The G 63 6x6 gets dirty

The G 63 6x6 gets dirty

Image Gallery (60 images)

What type of vehicle do you want if you plan to tackle dirt trails, rock fields and rolling slickrock expanses? Why, a 4x4, of course! Not necessarily, says Mercedes-Benz. You may want to add a pair of wheels and capitalize on the sheer power and might of the new G 63 AMG 6x6.

The standard G-Class is already one of the meanest-looking off-road vehicles out there. Despite the big Mercedes three-point and luxurious interior painting a story of comfort and elegance, the vehicle just begs to be ridden over rock, through murky water and into thick dust clouds.

Yet, the standard G 63 AMG looks so ordinary when compared to its new brother – like Danny DeVito standing next to Arnold Schwarznegger. Not only do six wheels just make a car look as apocalypse-ready as possible, but the G 63 6x6 gets other additions, such as a pick-up bed and extra-high clearance. Whether it be the smoldering rubble of a fallen metropolis or the shifty, mucky ground left in the wake of a landslide, this six-wheeler is going to eat it up and excrete it out without making a pit stop.

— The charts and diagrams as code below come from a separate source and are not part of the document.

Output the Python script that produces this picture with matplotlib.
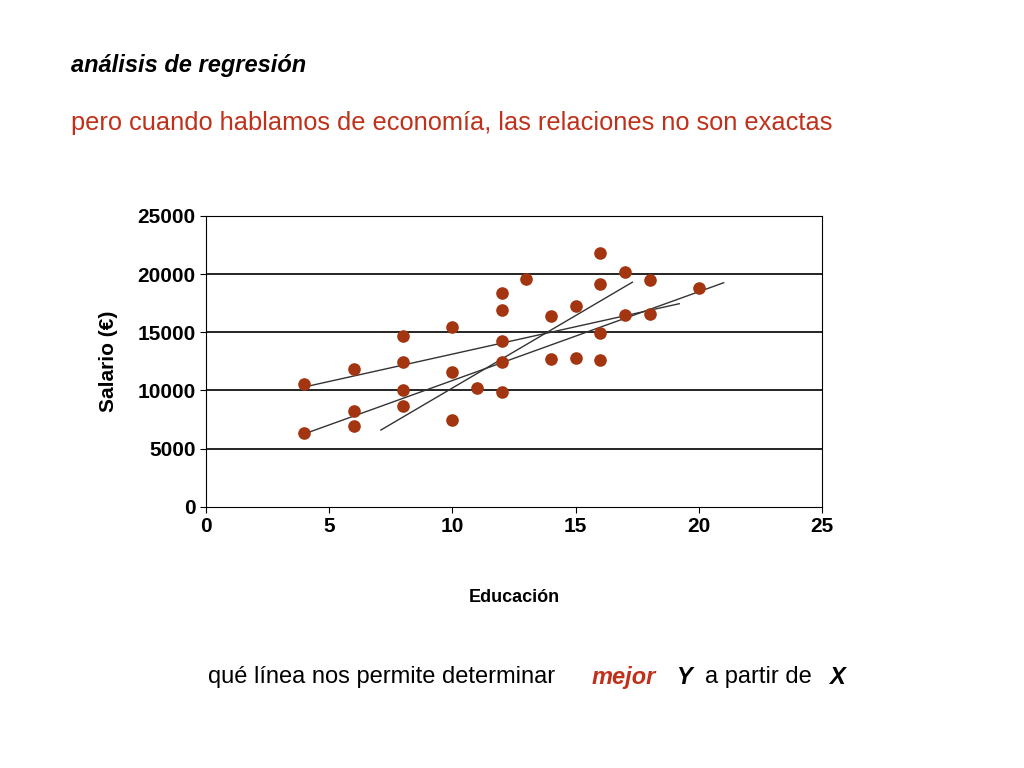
import matplotlib
matplotlib.use("Agg")
import matplotlib.pyplot as plt

# --- data ---
educacion = [4, 4, 6, 6, 6, 8, 8, 8, 8, 10, 10, 10, 11,
             12, 12, 12, 12, 12, 13, 14, 14, 15, 15,
             16, 16, 16, 16, 17, 17, 18, 18, 20]
salario = [10550, 6350, 11850, 8250, 6950, 14700, 12450, 10050, 8700,
           15450, 11600, 7500, 10200,
           18400, 16900, 14250, 12450, 9900, 19600, 16400, 12700, 17250, 12800,
           21800, 19150, 14950, 12650, 20200, 16500, 19500, 16600, 18800]

# candidate lines (start x, end x, start y, end y)
line_x = [[4.0, 19.2], [4.1, 21.0], [7.1, 17.3]]
line_y = [[10300, 17450], [6350, 19250], [6600, 19300]]

yticks = [0, 5000, 10000, 15000, 20000, 25000]
xticks = [0, 5, 10, 15, 20, 25]

fig = plt.figure(figsize=(10.24, 7.68), dpi=100)
plt.rcParams["font.family"] = "Liberation Sans"

fig.text(0.069, 0.915, "análisis de regresión", fontsize=17,
         fontweight="bold", fontstyle="italic", va="center")
fig.text(0.069, 0.840, "pero cuando hablamos de economía, las relaciones no son exactas",
         fontsize=18.3, color="#c0301a", va="center")

ax = fig.add_axes([0.201, 0.340, 0.602, 0.379])
for y in yticks[1:-1]:
    ax.axhline(y, color="black", lw=1.2, zorder=1)
for xs, ys in zip(line_x, line_y):
    ax.plot(xs, ys, color="#333333", lw=1, zorder=2)
ax.scatter(educacion, salario, s=65, color="#a33510", zorder=3)

ax.set_xlim(0, 25)
ax.set_ylim(0, 25000)
ax.set_xticks(xticks)
ax.set_yticks(yticks)
ax.tick_params(labelsize=15, length=4, direction="out")
for lab in ax.get_xticklabels() + ax.get_yticklabels():
    lab.set_fontweight("bold")
ax.set_xlabel("Educación", fontsize=13, fontweight="bold", labelpad=38)
ax.set_ylabel("Salario (€)", fontsize=15, fontweight="bold", labelpad=14)

fig.text(0.203, 0.118, "qué línea nos permite determinar ", fontsize=17, va="center")
fig.text(0.578, 0.118, "mejor", fontsize=17, va="center", color="#c0301a",
         fontweight="bold", fontstyle="italic")
fig.text(0.660, 0.118, "Y", fontsize=17, va="center", fontweight="bold", fontstyle="italic")
fig.text(0.688, 0.118, "a partir de ", fontsize=17, va="center")
fig.text(0.810, 0.118, "X", fontsize=17, va="center", fontweight="bold", fontstyle="italic")

fig.savefig("out.png", dpi=100)
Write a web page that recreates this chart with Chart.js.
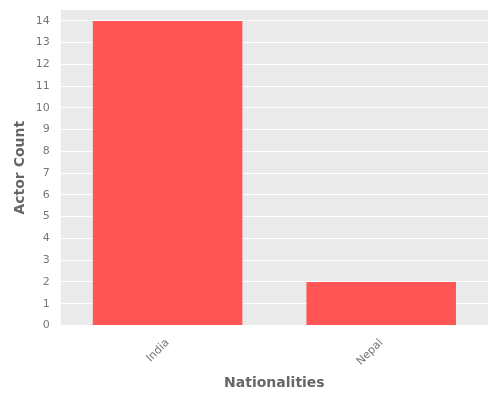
<!DOCTYPE html>
<html>
<head>
<script src="https://cdn.jsdelivr.net/npm/chart.js@4"></script>
<style>body{margin:0;background:#fff}#wrap{width:500px;height:400px}</style>
</head>
<body>
<div id="wrap"><canvas id="c"></canvas></div>
<script>
const nationalities = ["India", "Nepal"];
const actorCounts = [14, 2];

const plotBg = {
  id: "plotBg",
  beforeDraw(chart) {
    const { ctx, chartArea: a } = chart;
    ctx.save();
    ctx.fillStyle = "#EAEAEA";
    ctx.fillRect(a.left, a.top, a.right - a.left, a.bottom - a.top);
    ctx.restore();
  }
};

new Chart(document.getElementById("c"), {
  type: "bar",
  data: {
    labels: nationalities,
    datasets: [{ data: actorCounts, backgroundColor: "#FF5555", categoryPercentage: 1, barPercentage: 0.7 }]
  },
  options: {
    responsive: true,
    maintainAspectRatio: false,
    animation: false,
    layout: { padding: { top: 10, right: 12, left: 8, bottom: 4 } },
    plugins: { legend: { display: false }, tooltip: { enabled: false } },
    scales: {
      x: {
        grid: { display: false },
        border: { display: false },
        ticks: { color: "#777", font: { family: "DejaVu Sans", size: 11 }, maxRotation: 45, minRotation: 45 },
        title: { display: true, text: "Nationalities", color: "#666", font: { family: "DejaVu Sans", size: 14, weight: "bold" } }
      },
      y: {
        min: 0, max: 14.5,
        afterBuildTicks(s) { s.ticks = Array.from({ length: 15 }, (_, i) => ({ value: i })); },
        grid: { color: "#fff", lineWidth: 1 },
        border: { display: false },
        ticks: { color: "#777", font: { family: "DejaVu Sans", size: 11 } },
        title: { display: true, text: "Actor Count", color: "#666", font: { family: "DejaVu Sans", size: 14, weight: "bold" } }
      }
    }
  },
  plugins: [plotBg]
});
</script>
</body>
</html>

Mercedes describes it succinctly: "A look at the key data of the G 63 AMG 6x6 makes it clear that this model's off-road world begins at a point where anything less than a vehicle with caterpillar tracks would have to capitulate."

That data begins with a 544-hp AMG 5.5-liter V8 biturbo engine with 560 lb-ft (760 Nm) and continues through the SPEEDSHIFT PLUS 7G-TRONIC automatic transmission with three drive modes, transfer case with low-range ratio, and rear twin drivetrain that combine to deliver power to the half-dozen wheels. To ensure that the engine has plenty of fuel to push the massive rock crawler into remote lands and back, the 96-liter (25.4-gallon) main tank is augmented with a 63-liter (16.6-gallon) auxiliary tank – and you thought your SUV was expensive to fill up.

Five differential locks are managed by an integrated logic that keeps traction no matter how uneven and slick the terrain gets. The differential locks are activated with the usual three switches. In stage 1, the two inter-axle differential locks in the transfer case and in the through-drive through the center differential are active. In stage 2, the interwheel differential locks in the two rear axle differentials are additionally activated. In stage 3, with the front axle differential locked, all five differential locks are active.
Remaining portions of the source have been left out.